In July, the administration nominated Mr. Kanter as assistant attorney general for antitrust, and he awaits Senate confirmation. As head of a boutique law firm, he has led private suits against big tech companies and helped a number of states and the federal government launch a complaint against Google last year. (He has also represented News Corp., the parent company of The Wall Street Journal).

While the neo-Brandeisians are influential in the legislative and executive branches, they will struggle unless they also win over the judiciary. The courts have considerable sway in antitrust, because the original Sherman Act was vague, and judges have claimed great discretion interpreting it. As Justice John Paul Stevens wrote in a 1978 opinion, "the legislative history makes it perfectly clear that [Congress] expected the courts to give shape to the statute's broad mandate."

So far, there's no evidence that the Brandeis view is gaining traction in a court system filled with judges trained in Borkian principles. The Supreme Court has continued to further restrict antitrust enforcement powers. In Ohio v. American Express Co. in 2018, a 5-4 court rebuffed a complaint from the Justice Department and more than a dozen states accusing the credit card issuer of abusing its dominant market power to prevent merchants from steering customers to rival card companies.

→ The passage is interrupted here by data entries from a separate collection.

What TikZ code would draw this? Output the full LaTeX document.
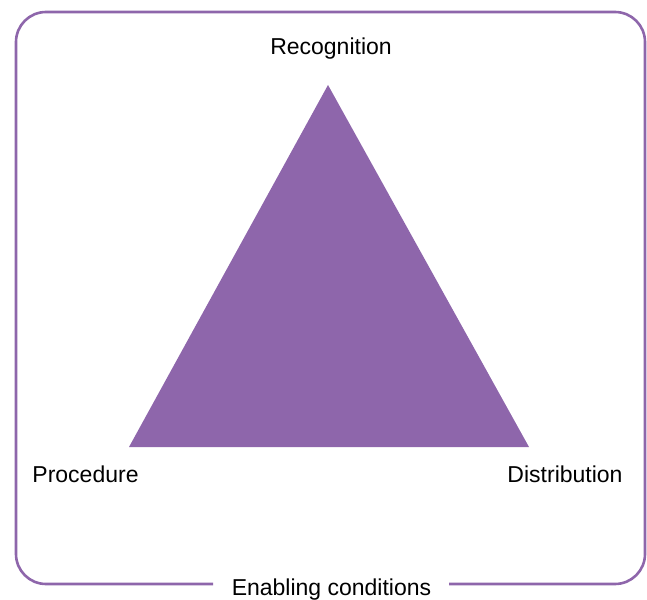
\documentclass[tikz,border=0pt]{standalone}
\usepackage{fontspec}
\setmainfont{Liberation Sans}
\definecolor{plum}{HTML}{8E66AB}
\begin{document}
\begin{tikzpicture}[x=1pt,y=-1pt,
  lbl/.style={inner sep=0pt,anchor=base,font=\fontsize{23}{27}\selectfont},
  frame/.style={draw=plum,line width=2.6pt,rounded corners=30pt}]
\useasboundingbox (0,0) rectangle (647,599);
% triangle
\coordinate (top) at (328,85);
\coordinate (bl) at (129,447);
\coordinate (br) at (529,447);
\fill[plum] (top) -- (br) -- (bl) -- cycle;
% labels
\node[lbl] (rec) at (331,55) {Recognition};
\node[lbl] (proc) at (85.5,482) {Procedure};
\node[lbl] (dist) at (565,482) {Distribution};
\node[lbl] (enab) at (331.5,595) {Enabling conditions};
% surrounding frame, open behind the bottom label
\coordinate (gl) at (213,584);
\coordinate (gr) at (449,584);
\draw[frame] (gl) -- (16,584) -- (16,12) -- (645,12) -- (645,584) -- (gr);
\end{tikzpicture}
\end{document}
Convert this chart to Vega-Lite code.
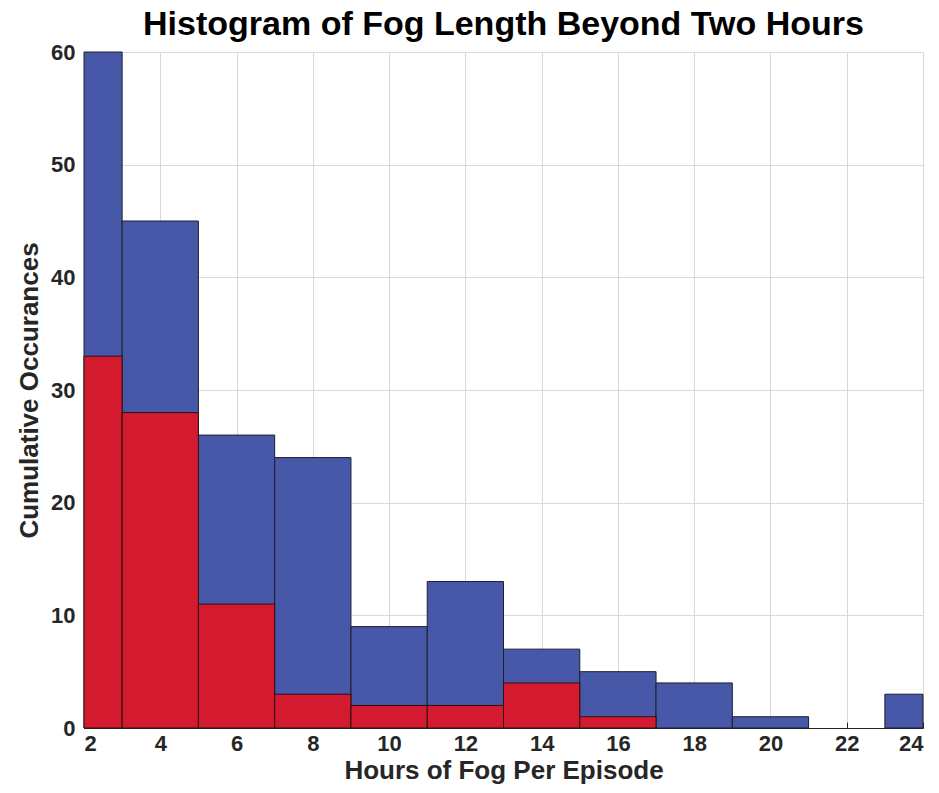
{
  "$schema": "https://vega.github.io/schema/vega-lite/v6.json",
  "width": 839,
  "height": 676,
  "autosize": {"type": "none"},
  "padding": {"left": 84, "top": 52, "right": 16, "bottom": 65},
  "background": "white",
  "title": {
    "text": "Histogram of Fog Length Beyond Two Hours",
    "font": "Liberation Sans",
    "fontSize": 34,
    "fontWeight": "bold",
    "color": "#000000",
    "anchor": "middle",
    "offset": -1
  },
  "config": {
    "view": {"stroke": null},
    "axis": {
      "labelFont": "Liberation Sans",
      "labelFontSize": 22,
      "labelFontWeight": "bold",
      "labelColor": "#262626",
      "titleFont": "Liberation Sans",
      "titleFontSize": 26,
      "titleFontWeight": "bold",
      "titleColor": "#262626",
      "domainColor": "#262626",
      "tickColor": "#262626",
      "tickSize": -6,
      "gridColor": "#d9d9d9",
      "gridWidth": 1
    }
  },
  "data": {
    "values": [
      {"start": 2, "end": 3, "total": 60, "red": 33},
      {"start": 3, "end": 5, "total": 45, "red": 28},
      {"start": 5, "end": 7, "total": 26, "red": 11},
      {"start": 7, "end": 9, "total": 24, "red": 3},
      {"start": 9, "end": 11, "total": 9, "red": 2},
      {"start": 11, "end": 13, "total": 13, "red": 2},
      {"start": 13, "end": 15, "total": 7, "red": 4},
      {"start": 15, "end": 17, "total": 5, "red": 1},
      {"start": 17, "end": 19, "total": 4, "red": 0},
      {"start": 19, "end": 21, "total": 1, "red": 0},
      {"start": 21, "end": 23, "total": 0, "red": 0},
      {"start": 23, "end": 24, "total": 3, "red": 0}
    ]
  },
  "encoding": {
    "x": {
      "field": "start",
      "type": "quantitative",
      "scale": {"domain": [2, 24], "nice": false},
      "axis": {
        "title": "Hours of Fog Per Episode",
        "values": [2, 4, 6, 8, 10, 12, 14, 16, 18, 20, 22, 24],
        "labelPadding": 11,
        "titlePadding": 3
      }
    },
    "x2": {"field": "end"}
  },
  "layer": [
    {
      "mark": {"type": "rect", "color": "#4858a8", "stroke": "#1e1e2e", "strokeWidth": 1},
      "transform": [{"filter": "datum.total > 0"}],
      "encoding": {
        "y": {
          "field": "total",
          "type": "quantitative",
          "scale": {"domain": [0, 60], "nice": false},
          "axis": {
            "title": "Cumulative Occurances",
            "values": [0, 10, 20, 30, 40, 50, 60],
            "labelPadding": 15,
            "titlePadding": 8
          }
        },
        "y2": {"datum": 0}
      }
    },
    {
      "mark": {"type": "rect", "color": "#d41a2e", "stroke": "#2a1212", "strokeWidth": 1},
      "transform": [{"filter": "datum.red > 0"}],
      "encoding": {
        "y": {"field": "red", "type": "quantitative"},
        "y2": {"datum": 0}
      }
    }
  ]
}
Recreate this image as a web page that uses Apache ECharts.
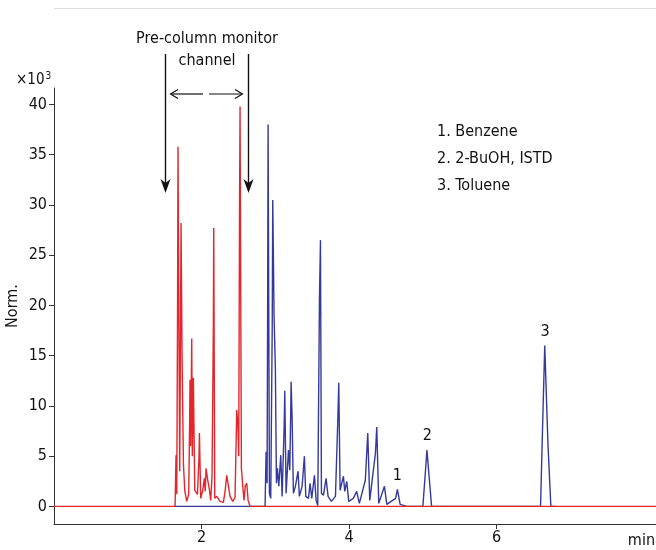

During oral arguments, Justice Neil Gorsuch interrupted the Ohio state solicitor making the case against AmEx. "We're not here to protect competitors right?" Justice Gorsuch asked, in classic Bork mode. "The antitrust laws are aimed at protecting consumers; you'd agree with that?"” [1]

  1. REVIEW --- The Return Of the Trustbusters --- A new generation of regulators inspired by Louis Brandeis hopes to overturn the light-touch approach to antitrust shaped by Robert Bork.Schlesinger, Jacob M.  Wall Street Journal, Eastern edition; New York, N.Y. [New York, N.Y]. 28 Aug 2021: C.1.